张三涉世不深,他不明白,家里的亲戚,兄弟,娘家人一起去,意味着人已经不在了,他作为长子也一定要去。
而之所以不告诉张三姊妹父亲去世,所有人都对他隐瞒,就是怕他们心灵上承受不住。
坐在开往广州的大巴,张三在心中默默祈祷,尽快康复,他还憧憬着父亲很快就站了起来。
可下了车之后,直奔医院停尸间。
同行的十多人,在张朝南尸体旁,辨认了一圈,而后哭声传来。
“爸爸。”张三扯开小叔张朝北的手,跑了进去。
看到张朝南半边脸,安静的躺在格子里,大哭起来,而后指着春兰及众人说道“不是说腿受伤了吗,你个大骗子,你们都是大骗子,爸,你醒醒,爸爸…。”
张三被张朝北抱到门口,眼角湿润,安慰道。“孩子,别哭了啊!别哭了。”
“三叔,为什么是我爸,躺在里面的为什么是我爸。”
……
曼曼得到消息后,带着王友从贵省赶了过来。
傍晚,张三坐在街道旁的路牙子上发呆,春雷走了过来,拍了拍张三的肩膀。
“张三,你不要责怪你妈,他也是为了你好。”
“舅舅,你不用劝我,我现在觉得是都不好。”张三说道。“我是接受不了父亲的去世,为什么我是最后一个知道,早点知道的话,我会给爸爸准备个帽子,他的头只剩下一半,他那么讲究体面,现在却…,我真是个大傻子。

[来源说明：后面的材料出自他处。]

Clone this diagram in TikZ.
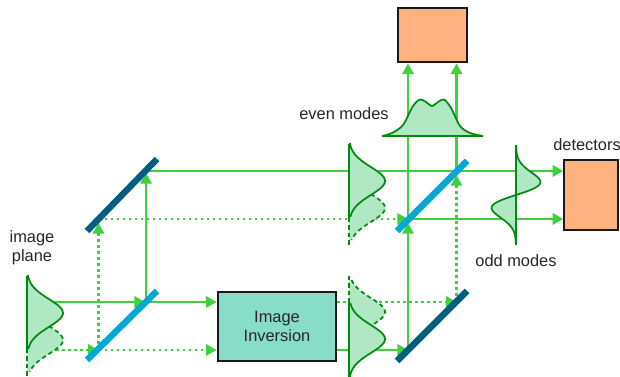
\documentclass[tikz,border=0pt]{standalone}
\usepackage{xcolor}
\usepackage{fontspec}
\setmainfont{Liberation Sans}
\usetikzlibrary{arrows.meta, positioning, calc}
\definecolor{raygreen}{HTML}{3FCF3F}
\definecolor{curvegreen}{HTML}{008A0E}
\definecolor{lobefill}{HTML}{B0E8C4}
\definecolor{mirrorblue}{HTML}{005F7F}
\definecolor{splitblue}{HTML}{00A8D6}
\definecolor{invfill}{HTML}{88DDC8}
\definecolor{detfill}{HTML}{FFB27F}
\tikzset{
	ray/.style={draw=raygreen, line width=1.9pt},
	rayline/.style={ray, -{Triangle[length=8pt, width=8.5pt]}},
	dotline/.style={rayline, dash pattern=on 2.2pt off 2.3pt},
	mirror/.style={draw=mirrorblue, line width=4.8pt},
	splitter/.style={draw=splitblue, line width=4.8pt},
	block/.style={draw=black!90, line width=1.7pt, align=center, inner sep=0pt},
	curve/.style={draw=curvegreen, line width=1.3pt},
	curvedash/.style={curve, dash pattern=on 3.2pt off 2.4pt},
	tag/.style={font=\fontsize{12.3}{14.2}\selectfont, text=black!85, align=center, inner sep=0pt}
}
% One gaussian lobe: axis x, centre y, start and end of the range, line style
\newcommand{\lobe}[5]{
	\fill[lobefill] (#1,#2+#3) -- plot[variable=\t, domain=#3:#4, samples=50] ({#1+36*exp(-(\t*\t)/392)},{#2+\t}) -- (#1,#2+#4) -- cycle;
	\draw[#5] plot[variable=\t, domain=#3:#4, samples=50] ({#1+36*exp(-(\t*\t)/392)},{#2+\t});
}

\begin{document}
\begin{tikzpicture}[x=0.75pt, y=-0.75pt]
	\useasboundingbox (0,0) rectangle (620,377);
	
	% === NODES ===
	\node[block, fill=invfill, minimum width=89pt, minimum height=52pt, font=\fontsize{12.3}{13.6}\selectfont, text=black!85] (inv) at (277,326.5) {Image\\Inversion};
	\node[block, fill=detfill, minimum width=52pt, minimum height=41pt] (dettop) at (432.5,35) {};
	\node[block, fill=detfill, minimum width=40pt, minimum height=52pt] (detright) at (591,195) {};
	
	\node[tag] (plane) at (32,247.5) {image\\plane};
	\node[tag] (even) at (344,114) {even modes};
	\node[tag] (odd) at (516,261) {odd modes};
	\node[tag] (det) at (587,145) {detectors};
	
	% === POINTS ON THE OPTICS ===
	\coordinate (in1) at (50,302);
	\coordinate (in2) at (50,350);
	\coordinate (bs1a) at (145,302);
	\coordinate (bs1b) at (98.5,350);
	\coordinate (m1a) at (146,171);
	\coordinate (m1b) at (98.5,219);
	\coordinate (bs2a) at (456.5,171);
	\coordinate (bs2b) at (408,219);
	\coordinate (m2a) at (408,350);
	\coordinate (m2b) at (456.5,302);
	
	% === CONNECTIONS ===
	\draw[rayline] (in1) -- (bs1a);
	\draw[rayline] (bs1a) -- (inv.west |- bs1a);
	\draw[dotline] (in2) -- (bs1b);
	\draw[dotline] (bs1b) -- (inv.west |- bs1b);
	\draw[rayline] (bs1a -| m1a) -- ($(m1a)+(0,2)$);
	\draw[dotline] (bs1b) -- ($(m1b)+(0,4)$);
	\draw[rayline] (m1a) -- (detright.west |- m1a);
	\draw[dotline] (m1b) -- (bs2b);
	\draw[rayline] (bs2b) -- (detright.west |- bs2b);
	\draw[rayline] (inv.east |- m2a) -- (m2a);
	\draw[dotline] (inv.east |- m2b) -- (m2b);
	\draw[rayline] (m2a) -- ($(bs2b)+(0,4)$);
	\draw[rayline] (bs2b) -- (bs2b |- dettop.south);
	\draw[dotline] (m2b) -- ($(bs2a)+(0,4)$);
	\draw[rayline] (bs2a) -- (bs2a |- dettop.south);
	
	% === MIRRORS ===
	\draw[splitter] (87,360) -- (157,291);
	\draw[mirror] (87,231) -- (157,159);
	\draw[splitter] (397,231) -- (467,161);
	\draw[mirror] (397,361) -- (467,291);
	
	% === PROFILES ===
	% Image plane
	\lobe{27}{340}{-14}{32}{curvedash}
	\lobe{27}{313}{-38}{36}{curve}
	\draw[curve] (27,276) -- (27,349);
	\draw[curvedash] (27,349) -- (27,377);
	% Upper arm
	\lobe{349}{208}{-14}{32}{curvedash}
	\lobe{349}{181}{-38}{36}{curve}
	\draw[curve] (349,144) -- (349,218);
	\draw[curvedash] (349,218) -- (349,245);
	% Lower arm
	\lobe{349}{312}{-32}{14}{curvedash}
	\lobe{349}{339}{-36}{38}{curve}
	\draw[curve] (349,302) -- (349,377);
	\draw[curvedash] (349,276) -- (349,302);
	% Odd modes
	\fill[lobefill] plot[variable=\t, domain=-50:50, samples=80] ({516-3.1*\t*exp(-(\t*\t)/338)},{195+\t});
	\draw[curve] plot[variable=\t, domain=-50:50, samples=80] ({516-3.1*\t*exp(-(\t*\t)/338)},{195+\t});
	\draw[curve] (516,145) -- (516,245);
	% Even modes
	\fill[lobefill] plot[smooth] coordinates {(382,136) (392,133) (403,125) (413,106) (420,99.5) (426,102) (432,106) (438,102) (444,99.5) (451,108) (460,126) (470,133) (483,136)} -- cycle;
	\draw[curve] plot[smooth] coordinates {(382,136) (392,133) (403,125) (413,106) (420,99.5) (426,102) (432,106) (438,102) (444,99.5) (451,108) (460,126) (470,133) (483,136)};
	\draw[curve] (382,136) -- (483,136);
\end{tikzpicture}
\end{document}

”张三哽咽着,朝自己扇巴掌。
这时被春雷拦了下来,把他抱在怀里。
“三儿,你长大了,接受现实,记住舅舅的话,把对你父亲的爱转移给你的妈妈,她才是最痛苦的,答应舅舅。”
“你给我点时间,舅舅。你别逼我,前段时间我妈妈骂我爸爸:要不来本金,死在外边也别回来。她的诅咒应验了…”张三哭着说着春兰说过的话。
“傻孩子。不要记恨你妈妈。看到舅舅对你不错的份上,答应舅舅,就当舅舅求你了。”春雷有点哀求的说道。
他为了他的妹妹,身在的一切都不重要,春雷没有守住春雨,春风,剩下的春兰是他的逆鳞。
“嗯嗯,我知道了舅舅,我尽量试着原谅。”
……
广州的夜空,没有颜色,张三在这逼仄的天地之间,灰与白的色调,在空旷的街道旁历久弥新。
后座小青年盆骨粉碎性骨折,清醒之后说“当时我坐在后座,车速并不快,过路口时就听见砰的一声,黑车撞到摩托车前面,我被摔了下来,摩的司机被车扎着滑行很远,我看到一个醉醺醺的年轻人,从主驾驶走了下来。”
春兰张宝军以及春雷,再次到医院探望时,小青年已经转走了,来到警察局,看到小年轻做的笔录,心急说道“前天,那个小青年给我们讲,肇事者是年轻人,是酒驾,这口供和他说的不一样呀。”
“这就是笔录,你在质疑我们材料作假吗?”民警甲说道。